One way of dealing with the killing sessions problem is to start synchronizing sessions across your tomcat instances. This works fine if you don’t have too many instances, too many sessions, too large sessions. Either you won’t scale, or you will start creating groups of synchronized tomcat instances and start having a few of those groups. This is something I would rather not have to maintain.
One common solution is to introduce an external session storage, let’s say, the database. While the database works, it might become the bottleneck rather sooner than later. Another solution is to use an external cache, let’s say, memcached. There are many cache solutions out there, and most of them will probable better fit your specific case, but in our case, memcached worked just fine. To be honest, we are using the elasticache brother of memcached provided my the amazon aws infrastructure, for more details go visit http://aws.amazon.com/elasticache/.
The setup of a memcached node is quite well documented, I won’t go into any details here. Regarding our web application, we are using spring security.

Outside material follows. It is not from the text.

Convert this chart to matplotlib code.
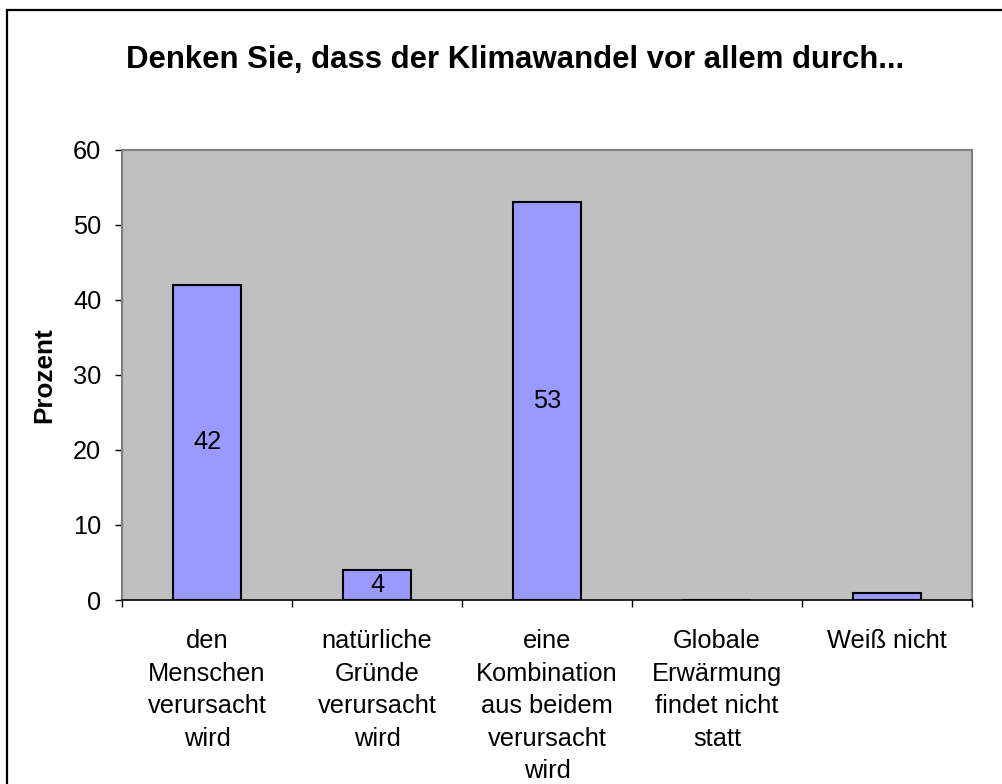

So all we had to do was to:
- provide our own session storage implementation that stores the security context into memcached rather then storing it into the http session;
- forbid the storage of ANY information into the http session;
- forbid the access to file system or any other machine bound resources (the next call will get you to another machine, so simply don’t)
We ended up using memcached for cluster synchronization of jobs, session authentication storage and, for a short period of time, the PDFs we generate asynchronously in the application. This changes to our web application were crucial to make the move into to the amazon cloud infrastructure. The fact that the web application is based on a GWT + Spring stack did help, but it was not enough.